**Instructions for the task**
Retype exactly the lines from the first one through the line with "s.set_linewidth(1.0)", including both ends; skip any pictures.

◇ ◇ ◇ ◇

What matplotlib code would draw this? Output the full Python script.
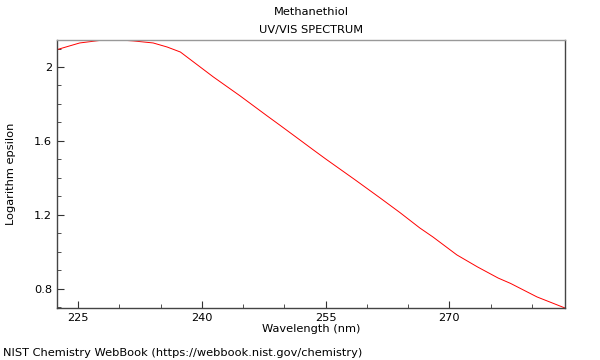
import numpy as np
from matplotlib import pyplot as plt
from matplotlib.ticker import MultipleLocator

# 光谱数据
wavelength = [222.45, 225.2, 227.7, 230.1, 231.7, 234.1, 235.8, 237.4, 239.0,
              241.4, 244.6, 247.9, 249.5, 251.9, 253.5, 255.0, 258.6, 261.6,
              264.0, 266.4, 268.0, 270.9, 273.4, 275.9, 277.4, 280.6, 284.0]
log_eps = [2.094, 2.130, 2.144, 2.146, 2.141, 2.130, 2.108, 2.081, 2.027,
           1.946, 1.845, 1.736, 1.684, 1.605, 1.552, 1.503, 1.389, 1.292,
           1.213, 1.130, 1.081, 0.984, 0.919, 0.859, 0.830, 0.757, 0.697]

x_ticks = [225, 240, 255, 270]
y_ticks = [0.8, 1.2, 1.6, 2.0]
y_labels = ['0.8', '1.2', '1.6', '2']

fs = 8.2

fig = plt.figure(figsize=(6, 3.6), dpi=100)
ax = fig.add_axes([57 / 600, 1 - 308 / 360, 508 / 600, 268 / 360])
ax.plot(wavelength, log_eps, color='red', lw=0.7)

ax.set_xlim(222.45, 284.0)
ax.set_ylim(0.697, 2.146)
ax.set_xticks(x_ticks)
ax.set_yticks(y_ticks)
ax.set_yticklabels(y_labels)
ax.xaxis.set_minor_locator(MultipleLocator(5))
ax.yaxis.set_minor_locator(MultipleLocator(0.1))
ax.tick_params(which='both', direction='in', labelsize=fs, color='#333333')
ax.tick_params(which='major', length=5)
ax.tick_params(which='minor', length=3)
ax.tick_params(top=False, right=False, which='both')

for s in ['left', 'bottom', 'right']:
    ax.spines[s].set_color('#444444')
ax.spines['top'].set_color('#999999')
for s in ax.spines.values():
    s.set_linewidth(1.0)

ax.set_xlabel('Wavelength (nm)', fontsize=fs, labelpad=1)
ax.set_ylabel('Logarithm epsilon', fontsize=fs)
ax.yaxis.set_label_coords(-41 / 508, 0.5)

fig.text(311 / 600, 1 - 12 / 360, 'Methanethiol', ha='center', va='center', fontsize=fs)
fig.text(311 / 600, 1 - 30 / 360, 'UV/VIS SPECTRUM', ha='center', va='center', fontsize=fs)
fig.text(3 / 600, 1 - 353 / 360, 'NIST Chemistry WebBook (https://webbook.nist.gov/chemistry)',
         ha='left', va='center', fontsize=fs)

fig.savefig('out.png', dpi=100)
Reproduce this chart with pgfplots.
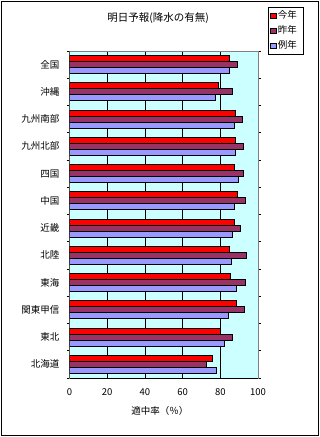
\documentclass[border=0pt]{standalone}
\usepackage{pgfplots}
\pgfplotsset{compat=1.18}
\usepackage{fontspec}
\setmainfont{Noto Sans CJK JP}
\definecolor{cRed}{HTML}{FF0000}
\definecolor{cPur}{HTML}{993366}
\definecolor{cBlu}{HTML}{9999FF}
\definecolor{cBg}{HTML}{CCFFFF}
\begin{document}
\begin{tikzpicture}
\path (0,0) rectangle (320bp,437bp);
\draw[line width=0.8bp] (1bp,2bp) rectangle (318bp,436bp);
\begin{axis}[
  at={(69.5bp,59bp)}, anchor=south west,
  scale only axis, width=188.5bp, height=327bp,
  xbar=0pt, bar width=6bp,
  xmin=0, xmax=100, ymin=-0.5, ymax=11.5,
  y dir=reverse,
  axis background/.style={fill=cBg},
  axis line style={draw=gray, line width=0.8bp},
  xtick={0,20,40,60,80,100},
  xmajorgrids, major grid style={black, line width=0.8bp},
  major tick length=0pt,
  ytick={0,...,11},
  yticklabels={全国,沖縄,九州南部,九州北部,四国,中国,近畿,北陸,東海,関東甲信,東北,北海道},
  minor ytick={-0.5,0.5,...,11.5},
  minor tick length=2.5bp,
  minor tick style={black, line width=0.8bp},
  /pgf/number format/assume math mode=true,
  tick label style={font=\fontsize{9.5bp}{11bp}\selectfont},
  yticklabel style={inner sep=0pt, xshift=-10bp},
  xticklabel style={inner sep=0pt, yshift=-10.5bp},
  xlabel={適中率（％）},
  xlabel style={font=\fontsize{9.5bp}{11bp}\selectfont, at={(axis description cs:0.48,0)}, anchor=center, yshift=-32.5bp},
  title={明日予報(降水の有無)},
  title style={font=\fontsize{10.5bp}{12bp}\selectfont, at={(axis description cs:0.47,1)}, anchor=center, yshift=27bp},
  legend style={at={(axis description cs:1.053,1.136)}, anchor=north west,
    draw=black, line width=0.8bp, fill=white, font=\fontsize{9.5bp}{11bp}\selectfont,
    row sep=2.5bp, inner xsep=2bp, inner ysep=2.5bp,
    nodes={inner sep=1.5bp, text width=22bp, align=left}},
  legend cell align=left,
]
\addplot[fill=cRed, draw=black, line width=0.9bp, bar shift=6bp,
  legend image code/.code={\draw[fill=cRed,draw=black,line width=0.6bp] (0bp,-2.7bp) rectangle (5.5bp,2.7bp);}]
  coordinates {(84.9,0) (78.9,1) (87.9,2) (87.9,3) (87.3,4) (88.9,5) (87.3,6) (84.9,7) (85.4,8) (88.4,9) (79.9,10) (75.7,11)};
\addplot[fill=cPur, draw=black, line width=0.9bp, bar shift=0bp,
  legend image code/.code={\draw[fill=cPur,draw=black,line width=0.6bp] (0bp,-2.7bp) rectangle (5.5bp,2.7bp);}]
  coordinates {(89.1,0) (86.3,1) (91.8,2) (92.1,3) (92.1,4) (93.2,5) (90.5,6) (93.7,7) (93.2,8) (92.6,9) (86.3,10) (72.5,11)};
\addplot[fill=cBlu, draw=black, line width=0.9bp, bar shift=-6bp,
  legend image code/.code={\draw[fill=cBlu,draw=black,line width=0.6bp] (0bp,-2.7bp) rectangle (5.5bp,2.7bp);}]
  coordinates {(84.9,0) (77.3,1) (87.3,2) (87.9,3) (89.5,4) (87.3,5) (86.3,6) (85.7,7) (88.4,8) (84.2,9) (82.0,10) (77.8,11)};
\legend{今年,昨年,例年}
\draw[black, line width=0.8bp] (rel axis cs:0,0) -- (rel axis cs:0,1);
\draw[black, line width=0.8bp] (rel axis cs:0,0) -- (rel axis cs:1,0);
\end{axis}
\end{tikzpicture}
\end{document}
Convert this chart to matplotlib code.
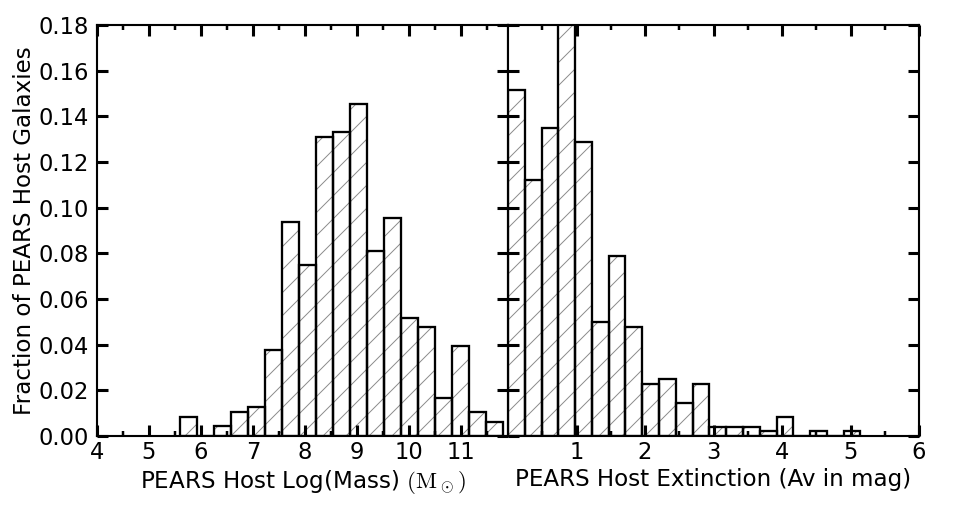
import numpy as np
import matplotlib
matplotlib.use("Agg")
import matplotlib.pyplot as plt

# ---- data ----
mass_edges_range = (5.60, 11.81)
mass_fraction = [0.0083, 0.0, 0.0042, 0.0105, 0.0125, 0.0375, 0.0937, 0.0747,
                 0.1309, 0.1330, 0.1455, 0.0809, 0.0955, 0.0518, 0.0477,
                 0.0166, 0.0393, 0.0105, 0.0062]
av_edges_range = (0.0, 5.145)
av_fraction = [0.1517, 0.1120, 0.1350, 0.1900, 0.1288, 0.0499, 0.0788, 0.0477,
               0.0226, 0.0250, 0.0145, 0.0228, 0.0041, 0.0041, 0.0041, 0.0020,
               0.0083, 0.0, 0.0020, 0.0, 0.0020]
mass_ticks = [4, 5, 6, 7, 8, 9, 10, 11]
av_ticks = [1, 2, 3, 4, 5, 6]
y_ticks = [0.00, 0.02, 0.04, 0.06, 0.08, 0.10, 0.12, 0.14, 0.16, 0.18]

DPI = 138
plt.rcParams['mathtext.fontset'] = 'cm'
plt.rcParams['hatch.linewidth'] = 0.5
plt.rcParams['font.family'] = ['DejaVu Sans']

fig = plt.figure(figsize=(969 / DPI, 513 / DPI), dpi=DPI)
W, H = 969, 513
axL = fig.add_axes([97 / W, 1 - 436 / H, (508 - 97) / W, (436 - 25) / H])
axR = fig.add_axes([508 / W, 1 - 436 / H, (919 - 508) / W, (436 - 25) / H])

FS = 11.8
LFS = 12.0


def draw_hist(ax, rng, vals):
    edges = np.linspace(rng[0], rng[1], len(vals) + 1)
    widths = np.diff(edges)
    ax.bar(edges[:-1], vals, width=widths, align='edge', color='white',
           edgecolor='#8a8a8a', hatch='//', linewidth=0)
    ax.bar(edges[:-1], vals, width=widths, align='edge', fill=False,
           edgecolor='black', linewidth=1.2)


draw_hist(axL, mass_edges_range, mass_fraction)
draw_hist(axR, av_edges_range, av_fraction)

axL.set_xlim(4, 11.91)
axR.set_xlim(0, 6)
for ax in (axL, axR):
    ax.set_ylim(0, 0.18)
    ax.set_yticks(y_ticks)
    for s in ax.spines.values():
        s.set_linewidth(1.1)
    ax.tick_params(which='major', direction='in', length=5.8, width=1.6,
                   top=True, right=True, labelsize=FS, pad=4)
    ax.tick_params(axis='x', which='major', pad=2.5)
    ax.tick_params(which='minor', direction='in', length=2.8, width=1.3,
                   top=True, right=True)

axL.set_xticks(mass_ticks)
axL.set_xticklabels([str(t) for t in mass_ticks])
axL.set_xticks(np.arange(4.5, 12, 1.0), minor=True)
axL.set_yticklabels(['%.2f' % t for t in y_ticks])

axR.set_xticks(av_ticks)
axR.set_xticklabels([str(t) for t in av_ticks])
axR.set_xticks(np.arange(0.5, 6, 1.0), minor=True)
axR.set_yticklabels([])

axL.set_xlabel(r'PEARS Host Log(Mass) $(\mathrm{M}_\odot)$', fontsize=LFS, labelpad=2)
axR.set_xlabel('PEARS Host Extinction (Av in mag)', fontsize=LFS, labelpad=2)
axL.set_ylabel('Fraction of PEARS Host Galaxies', fontsize=LFS, labelpad=1.5)

fig.savefig('out.png', dpi=DPI)
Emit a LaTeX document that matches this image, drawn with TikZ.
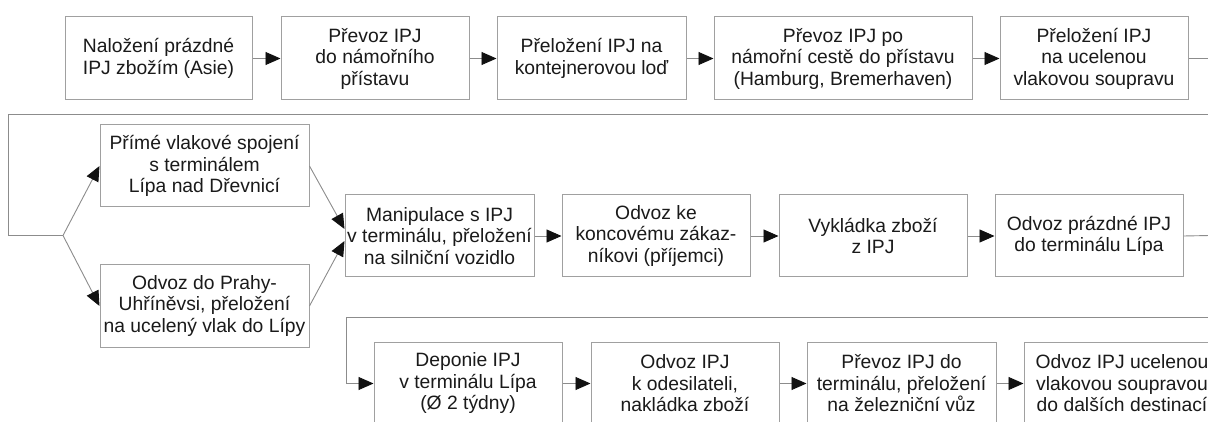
\documentclass[tikz,border=0pt]{standalone}
\usepackage{fontspec}
\setmainfont{Liberation Sans}
\usetikzlibrary{arrows.meta}
\definecolor{boxc}{HTML}{A0A0A0}
\definecolor{linec}{HTML}{8C8C8C}
\definecolor{txt}{HTML}{1A1A1A}
\definecolor{tipc}{HTML}{111111}
\tikzset{
  box/.style={draw=boxc, line width=1pt, text=txt, align=center,
    font=\fontsize{19.3}{21.5}\selectfont, inner sep=0pt, minimum height=83pt},
  conn/.style={draw=linec, line width=0.9pt},
  arr/.style={conn, -{Triangle[length=15pt,width=13pt,color=tipc]}}
}
\begin{document}
\begin{tikzpicture}[x=1pt,y=-1pt]
\useasboundingbox (0,0) rectangle (1208,422);
\fill[white] (0,0) rectangle (1208,422);
\clip (0,0) rectangle (1208,422);
% row 1
\node[box, minimum width=187pt] (b1) at (158.5,58.5) {Naložení prázdné\\IPJ zbožím (Asie)};
\node[box, minimum width=188pt] (b2) at (375,58.5) {Převoz IPJ\\do námořního\\přístavu};
\node[box, minimum width=189pt] (b3) at (591.5,58.5) {Přeložení IPJ na\\kontejnerovou loď};
\node[box, minimum width=258pt] (b4) at (843,58.5) {Převoz IPJ po\\námořní cestě do přístavu\\(Hamburg, Bremerhaven)};
\node[box, minimum width=188pt] (b5) at (1094,58.5) {Přeložení IPJ\\na ucelenou\\vlakovou soupravu};
% row 2
\node[box, minimum width=209pt, minimum height=82pt] (a1) at (204.5,166) {Přímé vlakové spojení\\s terminálem\\Lípa nad Dřevnicí};
\node[box, minimum width=209pt, minimum height=82pt] (a2) at (204.5,306) {Odvoz do Prahy-\\Uhříněvsi, přeložení\\na ucelený vlak do Lípy};
\node[box, minimum width=189pt, minimum height=82pt] (m1) at (439.5,236) {Manipulace s IPJ\\v terminálu, přeložení\\na silniční vozidlo};
\node[box, minimum width=188pt, minimum height=82pt] (m2) at (656,236) {Odvoz ke\\koncovému zákaz-\\níkovi (příjemci)};
\node[box, minimum width=188pt, minimum height=82pt] (m3) at (873,236) {Vykládka zboží\\z IPJ};
\node[box, minimum width=188pt, minimum height=82pt] (m4) at (1089,236) {Odvoz prázdné IPJ\\do terminálu Lípa};
% row 3
\node[box, minimum width=188pt] (d1) at (468,383.5) {Deponie IPJ\\v terminálu Lípa\\(Ø 2 týdny)};
\node[box, minimum width=188pt] (d2) at (685,383.5) {Odvoz IPJ\\k odesilateli,\\nakládka zboží};
\node[box, minimum width=189pt] (d3) at (901.5,383.5) {Převoz IPJ do\\terminálu, přeložení\\na železniční vůz};
\node[box, minimum width=196pt] (d4) at (1122,383.5) {Odvoz IPJ ucelenou\\vlakovou soupravou\\do dalších destinací};
% coordinates
\coordinate (r1) at (1210,58.5);
\coordinate (r2) at (1210,114.5);
\coordinate (l2) at (8,114.5);
\coordinate (l3) at (8,235.5);
\coordinate (fork) at (63,235.5);
\coordinate (r3) at (1210,235.5);
\coordinate (r4) at (1210,317);
\coordinate (l4) at (346,317);
% connectors
\draw[arr] (b1) -- (b2);
\draw[arr] (b2) -- (b3);
\draw[arr] (b3) -- (b4);
\draw[arr] (b4) -- (b5);
\draw[conn] (b5.east) -- (r1);
\draw[conn] (r2) -- (l2) -- (l3) -- (fork);
\draw[arr] (fork) -- (a1.west);
\draw[arr] (fork) -- (a2.west);
\draw[arr] (a1.east) -- ([yshift=7pt]m1.west);
\draw[arr] (a2.east) -- ([yshift=-5pt]m1.west);
\draw[arr] (m1) -- (m2);
\draw[arr] (m2) -- (m3);
\draw[arr] (m3) -- (m4);
\draw[conn] (m4.east) -- (r3);
\draw[arr] (r4) -- (l4) |- (d1.west);
\draw[arr] (d1) -- (d2);
\draw[arr] (d2) -- (d3);
\draw[arr] (d3) -- (d4);
\end{tikzpicture}
\end{document}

◇ ◇ ◇ ◇

**Written solution**
What matplotlib code would draw this? Output the full Python script.
import numpy as np
from matplotlib import pyplot as plt
from matplotlib.ticker import MultipleLocator

# 光谱数据
wavelength = [222.45, 225.2, 227.7, 230.1, 231.7, 234.1, 235.8, 237.4, 239.0,
              241.4, 244.6, 247.9, 249.5, 251.9, 253.5, 255.0, 258.6, 261.6,
              264.0, 266.4, 268.0, 270.9, 273.4, 275.9, 277.4, 280.6, 284.0]
log_eps = [2.094, 2.130, 2.144, 2.146, 2.141, 2.130, 2.108, 2.081, 2.027,
           1.946, 1.845, 1.736, 1.684, 1.605, 1.552, 1.503, 1.389, 1.292,
           1.213, 1.130, 1.081, 0.984, 0.919, 0.859, 0.830, 0.757, 0.697]

x_ticks = [225, 240, 255, 270]
y_ticks = [0.8, 1.2, 1.6, 2.0]
y_labels = ['0.8', '1.2', '1.6', '2']

fs = 8.2

fig = plt.figure(figsize=(6, 3.6), dpi=100)
ax = fig.add_axes([57 / 600, 1 - 308 / 360, 508 / 600, 268 / 360])
ax.plot(wavelength, log_eps, color='red', lw=0.7)

ax.set_xlim(222.45, 284.0)
ax.set_ylim(0.697, 2.146)
ax.set_xticks(x_ticks)
ax.set_yticks(y_ticks)
ax.set_yticklabels(y_labels)
ax.xaxis.set_minor_locator(MultipleLocator(5))
ax.yaxis.set_minor_locator(MultipleLocator(0.1))
ax.tick_params(which='both', direction='in', labelsize=fs, color='#333333')
ax.tick_params(which='major', length=5)
ax.tick_params(which='minor', length=3)
ax.tick_params(top=False, right=False, which='both')

for s in ['left', 'bottom', 'right']:
    ax.spines[s].set_color('#444444')
ax.spines['top'].set_color('#999999')
for s in ax.spines.values():
    s.set_linewidth(1.0)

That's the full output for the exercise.